* [EXERCISE GOAL]: Print word for word the first line of the listing below and every line after it, through the line with "for (let i = 0;". Leave out the pictures and the rest.

* [RAW DATA]:
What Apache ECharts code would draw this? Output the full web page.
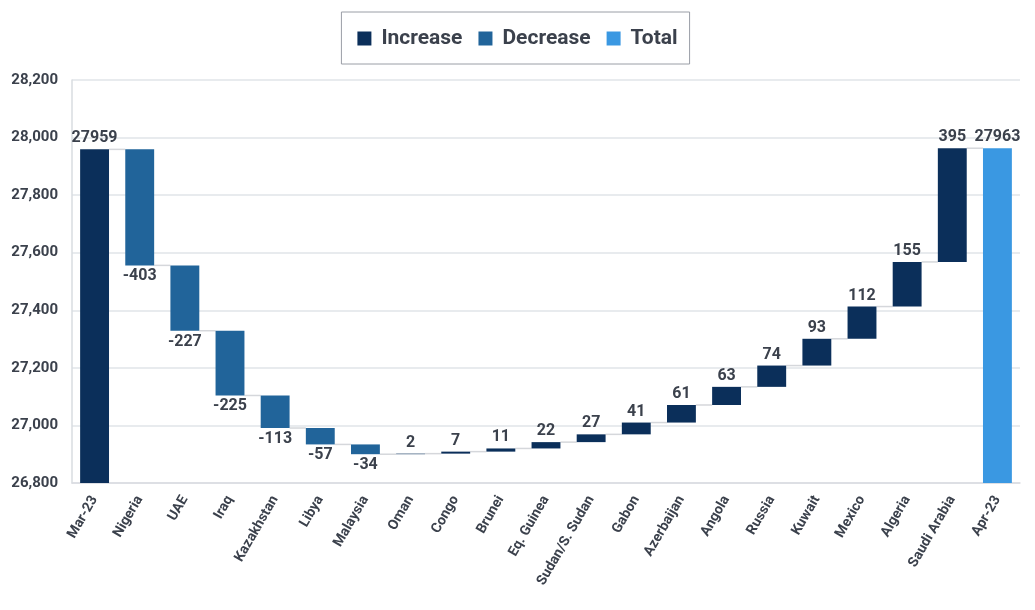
<!DOCTYPE html>
<html>
<head>
<meta charset="utf-8">
<script src="https://cdn.jsdelivr.net/npm/echarts@6/dist/echarts.min.js"></script>
<style>html,body{margin:0;padding:0;background:#fff;}#chart{width:1035px;height:610px;}</style>
</head>
<body>
<div id="chart"></div>
<script>
const categories = ['Mar-23','Nigeria','UAE','Iraq','Kazakhstan','Libya','Malaysia','Oman','Congo','Brunei','Eq. Guinea','Sudan/S. Sudan','Gabon','Azerbaijan','Angola','Russia','Kuwait','Mexico','Algeria','Saudi Arabia','Apr-23'];
const startValue = 27959;
const changes = [-403,-227,-225,-113,-57,-34,2,7,11,22,27,41,61,63,74,93,112,155,395];
const endValue = 27963;

const yTicks = {min: 26800, max: 28200, interval: 200};

const C_INC = '#0b2f5a', C_DEC = '#21649a', C_TOT = '#3a98e2';
const TXT = '#3b414c';

const n = categories.length;
const base = new Array(n).fill('-');
const inc = new Array(n).fill('-');
const dec = new Array(n).fill('-');
const tot = new Array(n).fill('-');
const signed = new Array(n);
const levels = [];
inc[0] = startValue; base[0] = 0; signed[0] = startValue; levels.push(startValue);
let cum = startValue;
changes.forEach((c, k) => {
  const i = k + 1;
  signed[i] = c;
  if (c >= 0) { base[i] = cum; inc[i] = c; }
  else { base[i] = cum + c; dec[i] = -c; }
  cum += c;
  levels.push(cum);
});
tot[n-1] = endValue; base[n-1] = 0; signed[n-1] = endValue;

const labelCommon = {show: true, fontFamily: 'Roboto', fontWeight: 'bold', fontSize: 16, color: TXT, formatter: p => String(signed[p.dataIndex])};

const connData = [];
for (let i = 0; i < n - 1; i++) connData.push([i, levels[i]]);

const chart = echarts.init(document.getElementById('chart'));
chart.setOption({
  animation: false,
  textStyle: {fontFamily: 'Roboto'},
  legend: {
    top: 12, left: 'center',
    data: ['Increase','Decrease','Total'],
    borderColor: '#9a9ea6', borderWidth: 1,
    padding: [16, 12, 15, 16],
    itemWidth: 14, itemHeight: 14, itemGap: 16,
    icon: 'rect',
    textStyle: {fontFamily: 'Roboto', fontWeight: 'bold', fontSize: 21, color: TXT, padding: [0, 0, 0, 5]}
  },
  grid: {left: 72, right: 15, top: 80, bottom: 127, containLabel: false},
  xAxis: {
    type: 'category', data: categories,
    axisLine: {show: true, lineStyle: {color: '#d9dce1', width: 1.5}},
    axisTick: {show: false},
    axisLabel: {rotate: 60, interval: 0, fontFamily: 'Roboto', fontWeight: 'bold', fontSize: 14, color: TXT, margin: 14}
  },
  yAxis: {
    type: 'value', min: yTicks.min, max: yTicks.max, interval: yTicks.interval,
    axisLine: {show: true, lineStyle: {color: '#d9dce1', width: 1.5}},
    axisTick: {show: false},
    splitLine: {lineStyle: {color: '#e1e4e8', width: 1.5}},
    axisLabel: {fontFamily: 'Roboto', fontWeight: 'bold', fontSize: 15, color: TXT, margin: 14,
      formatter: v => v.toLocaleString('en-US')}
  },
  series: [
    {name: 'base', type: 'bar', stack: 'w', data: base, barWidth: '64%', itemStyle: {color: 'transparent'}, silent: true, label: {show: false}},
    {name: 'Increase', type: 'bar', stack: 'w', data: inc, itemStyle: {color: C_INC}, label: Object.assign({position: 'top', distance: 3}, labelCommon)},
    {name: 'Decrease', type: 'bar', stack: 'w', data: dec, itemStyle: {color: C_DEC}, label: Object.assign({position: 'bottom', distance: 3}, labelCommon)},
    {name: 'Total', type: 'bar', stack: 'w', data: tot, itemStyle: {color: C_TOT}, label: Object.assign({position: 'top', distance: 3}, labelCommon)},
    {name: 'conn', type: 'custom', silent: true, z: 1, data: connData,
      renderItem: (params, api) => {
        const i = api.value(0), v = api.value(1);
        const p1 = api.coord([i, v]);
        const p2 = api.coord([i + 1, v]);
        const bw = api.size([1, 0])[0] * 0.64;
        return {type: 'line', shape: {x1: p1[0] + bw/2, y1: p1[1], x2: p2[0] - bw/2, y2: p2[1]},
          style: {stroke: '#d5d7db', lineWidth: 1.5}};
      }
    }
  ]
});
</script>
</body>
</html>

* [EXERCISE ANSWER]:
What Apache ECharts code would draw this? Output the full web page.
<!DOCTYPE html>
<html>
<head>
<meta charset="utf-8">
<script src="https://cdn.jsdelivr.net/npm/echarts@6/dist/echarts.min.js"></script>
<style>html,body{margin:0;padding:0;background:#fff;}#chart{width:1035px;height:610px;}</style>
</head>
<body>
<div id="chart"></div>
<script>
const categories = ['Mar-23','Nigeria','UAE','Iraq','Kazakhstan','Libya','Malaysia','Oman','Congo','Brunei','Eq. Guinea','Sudan/S. Sudan','Gabon','Azerbaijan','Angola','Russia','Kuwait','Mexico','Algeria','Saudi Arabia','Apr-23'];
const startValue = 27959;
const changes = [-403,-227,-225,-113,-57,-34,2,7,11,22,27,41,61,63,74,93,112,155,395];
const endValue = 27963;

const yTicks = {min: 26800, max: 28200, interval: 200};

const C_INC = '#0b2f5a', C_DEC = '#21649a', C_TOT = '#3a98e2';
const TXT = '#3b414c';

const n = categories.length;
const base = new Array(n).fill('-');
const inc = new Array(n).fill('-');
const dec = new Array(n).fill('-');
const tot = new Array(n).fill('-');
const signed = new Array(n);
const levels = [];
inc[0] = startValue; base[0] = 0; signed[0] = startValue; levels.push(startValue);
let cum = startValue;
changes.forEach((c, k) => {
  const i = k + 1;
  signed[i] = c;
  if (c >= 0) { base[i] = cum; inc[i] = c; }
  else { base[i] = cum + c; dec[i] = -c; }
  cum += c;
  levels.push(cum);
});
tot[n-1] = endValue; base[n-1] = 0; signed[n-1] = endValue;

const labelCommon = {show: true, fontFamily: 'Roboto', fontWeight: 'bold', fontSize: 16, color: TXT, formatter: p => String(signed[p.dataIndex])};

const connData = [];
for (let i = 0; i < n - 1; i++) connData.push([i, levels[i]]);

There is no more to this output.